The company created a technology that recognises spoken words ever closer to human parity.
IBM reached a new AI milestone in speech recognition, achieving an industry record of 5.5% word error rate using the Switchboard linguistic corpus.
The company broke the industry record by extending its deep learning technologies and incorporating an acoustic model that learns from positive examples while taking advantage of negative ones.
The model gets smarter and performs better when similar speech patterns are repeated.
IBM achieved another major AI milestone in conversational speech recognition last year with a computer system that reached a word error rate of 6.9%.
To reach the latest 5.5% breakthrough, IBM combined long short term memory (LSTM) and WaveNet language models with three strong acoustic models.
IBM’s new AI milestone adds to recent advancements it made in speech technology.

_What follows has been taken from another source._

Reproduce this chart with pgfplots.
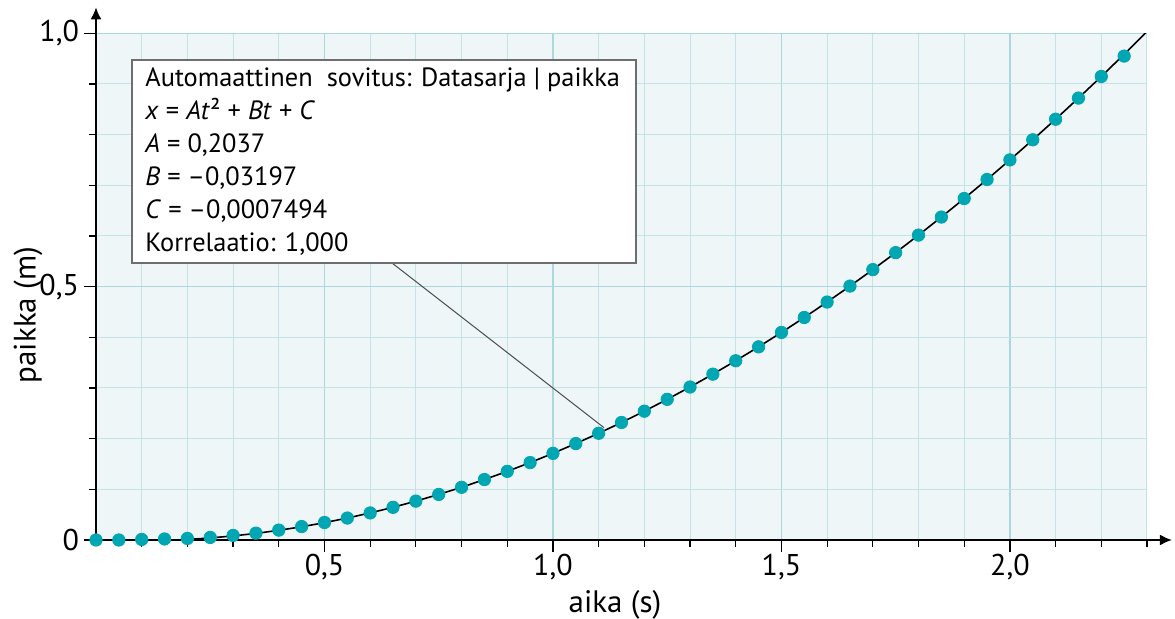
\documentclass[border=0pt]{standalone}
\usepackage{pgfplots}
\pgfplotsset{compat=1.18}
\usepackage{pgfplotstable}
\usepackage{fontspec}
\setmainfont{PT Sans}
\usetikzlibrary{arrows.meta}
\definecolor{bgcol}{RGB}{239,246,247}
\definecolor{gridminor}{RGB}{196,227,231}
\definecolor{gridmajor}{RGB}{172,215,221}
\definecolor{teal}{RGB}{0,166,178}
\definecolor{boxborder}{RGB}{110,110,110}

\pgfplotstableread{
t x
0 0.000
0.05 0.000
0.1 0.001
0.15 0.002
0.2 0.003
0.25 0.005
0.3 0.009
0.35 0.0135
0.4 0.0195
0.45 0.0265
0.5 0.0345
0.55 0.0433
0.6 0.0534
0.65 0.0645
0.7 0.0767
0.75 0.0899
0.8 0.1040
0.85 0.1193
0.9 0.1355
0.95 0.1527
1.0 0.1710
1.05 0.1903
1.1 0.2106
1.15 0.2319
1.2 0.2542
1.25 0.2776
1.3 0.3019
1.35 0.3273
1.4 0.3537
1.45 0.3812
1.5 0.4096
1.55 0.4391
1.6 0.4696
1.65 0.5011
1.7 0.5336
1.75 0.5671
1.8 0.6017
1.85 0.6373
1.9 0.6739
1.95 0.7115
2.0 0.7501
2.05 0.7898
2.1 0.8304
2.15 0.8721
2.2 0.9148
2.25 0.9550
}\datatable

\pgfplotstableread{
t x
0 -0.00075
0.05 -0.00184
0.1 -0.00191
0.15 -0.00096
0.2 0.0010
0.25 0.0040
0.3 0.0080
0.35 0.0130
0.4 0.0191
0.45 0.0261
0.5 0.0342
0.55 0.0433
0.6 0.0534
0.65 0.0645
0.7 0.0767
0.75 0.0899
0.8 0.1040
0.85 0.1193
0.9 0.1355
0.95 0.1527
1.0 0.1710
1.05 0.1903
1.1 0.2106
1.15 0.2319
1.2 0.2542
1.25 0.2776
1.3 0.3019
1.35 0.3273
1.4 0.3537
1.45 0.3812
1.5 0.4096
1.55 0.4391
1.6 0.4696
1.65 0.5011
1.7 0.5336
1.75 0.5671
1.8 0.6017
1.85 0.6373
1.9 0.6739
1.95 0.7115
2.0 0.7501
2.05 0.7898
2.1 0.8304
2.15 0.8721
2.2 0.9148
2.25 0.9586
2.3 1.0033
}\fittable

\begin{document}
\begin{tikzpicture}
\begin{axis}[
  at={(0,0)}, anchor=south west,
  scale only axis, width=525.5pt, height=253.35pt,
  xmin=0, xmax=2.3, ymin=0, ymax=1,
  axis lines=left,
  axis line style={line width=1pt, black},
  x axis line style={-{Latex[length=6pt,width=5.5pt]}, shorten >=-12.5pt},
  y axis line style={-{Latex[length=6pt,width=5.5pt]}, shorten >=-13pt},
  xtick={0.5,1,1.5,2}, xticklabels={{0,5},{1,0},{1,5},{2,0}},
  ytick={0,0.5,1}, yticklabels={{0},{0,5},{1,0}},
  minor xtick={0.1,0.2,0.3,0.4,0.6,0.7,0.8,0.9,1.1,1.2,1.3,1.4,1.6,1.7,1.8,1.9,2.1,2.2,2.3},
  minor ytick={0.1,0.2,0.3,0.4,0.6,0.7,0.8,0.9},
  grid=both,
  major grid style={color=gridmajor, line width=0.7pt},
  minor grid style={color=gridminor, line width=0.5pt},
  tick align=outside,
  major tick length=6pt, minor tick length=3.5pt,
  every tick/.style={black, line width=0.6pt},
  ticklabel style={font=\fontsize{15}{17}\selectfont},
  yticklabel style={xshift=1pt},
  xticklabel style={yshift=2.5pt},
  axis background/.style={fill=bgcol},
]
\addplot[black, line width=0.8pt, no markers] table[x=t, y=x] {\fittable};
\addplot[only marks, mark=*, mark size=3.1pt, color=teal, fill=teal, draw=teal] table[x=t, y=x] {\datatable};
\end{axis}
% annotation box
\draw[black!70, line width=0.5pt] (148pt,138.5pt) -- (254pt,56.15pt);
\draw[boxborder, fill=white, line width=0.8pt] (18pt,138.5pt) rectangle (270pt,240pt);
\begin{scope}[every node/.style={anchor=base west, inner sep=0pt, font=\fontsize{13.2}{15}\selectfont}]
\node at (24.5pt,226.65pt) {Automaattinen\ \ sovitus: Datasarja | paikka};
\node at (24.5pt,210.15pt) {\textit{x} = \textit{At}² + \textit{Bt} + \textit{C}};
\node at (24.5pt,193.65pt) {\textit{A} = 0,2037};
\node at (24.5pt,177.15pt) {\textit{B} = –0,03197};
\node at (24.5pt,160.65pt) {\textit{C} = –0,0007494};
\node at (24.5pt,144.15pt) {Korrelaatio: 1,000};
\end{scope}
% axis labels
\node[rotate=90, font=\fontsize{15.5}{18}\selectfont] at (-34pt,112.5pt) {paikka (m)};
\node[font=\fontsize{15.5}{18}\selectfont] at (259.5pt,-32.5pt) {aika (s)};
\pgfresetboundingbox
\path[use as bounding box] (-48pt,-39.5pt) rectangle (539.5pt,270pt);
\end{tikzpicture}
\end{document}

Last December, diarization was added to the company’s Watson Speech to Text service, marking a step forward in differentiating individual speakers in a conversation.
IBM cognitive computing vice president Michael Karasick said: “These speech developments build on decades of research, and achieving speech recognition comparable to that of humans is a complex task. At IBM, we are dedicated to creating the technology that will one day match the complexity of how the human ear, voice and brain interact.
“This progress will have important implications for how man and machine collaborate in the future, making the interactions more natural and productive. We believe it is only a matter of time before we achieve parity on speech recognition with humans.”
IBM principal research scientist George Saon said in a blog post, “While we are energised by our progress, our work is dependent on further research—and most importantly, staying accountable to the highest standards of accuracy possible.”
READ MORE: Elementary AI my dear Watson…and Einstein: IBM, Salesforce strike landmark Artificial Intelligence deal
Earlier, human parity was considered a 5.9% word error rate. IBM partnered with speech and technology service provider Appen to reassess the industry benchmark and identified that human parity is lower than what anyone has yet achieved: 5.1%.
As part of its research efforts, IBM connected with various industry experts to get their input on the matter.
University of Montreal’s Institute for Learning Algorithms leader Yoshua Bengio said more work should be done to reach human parity.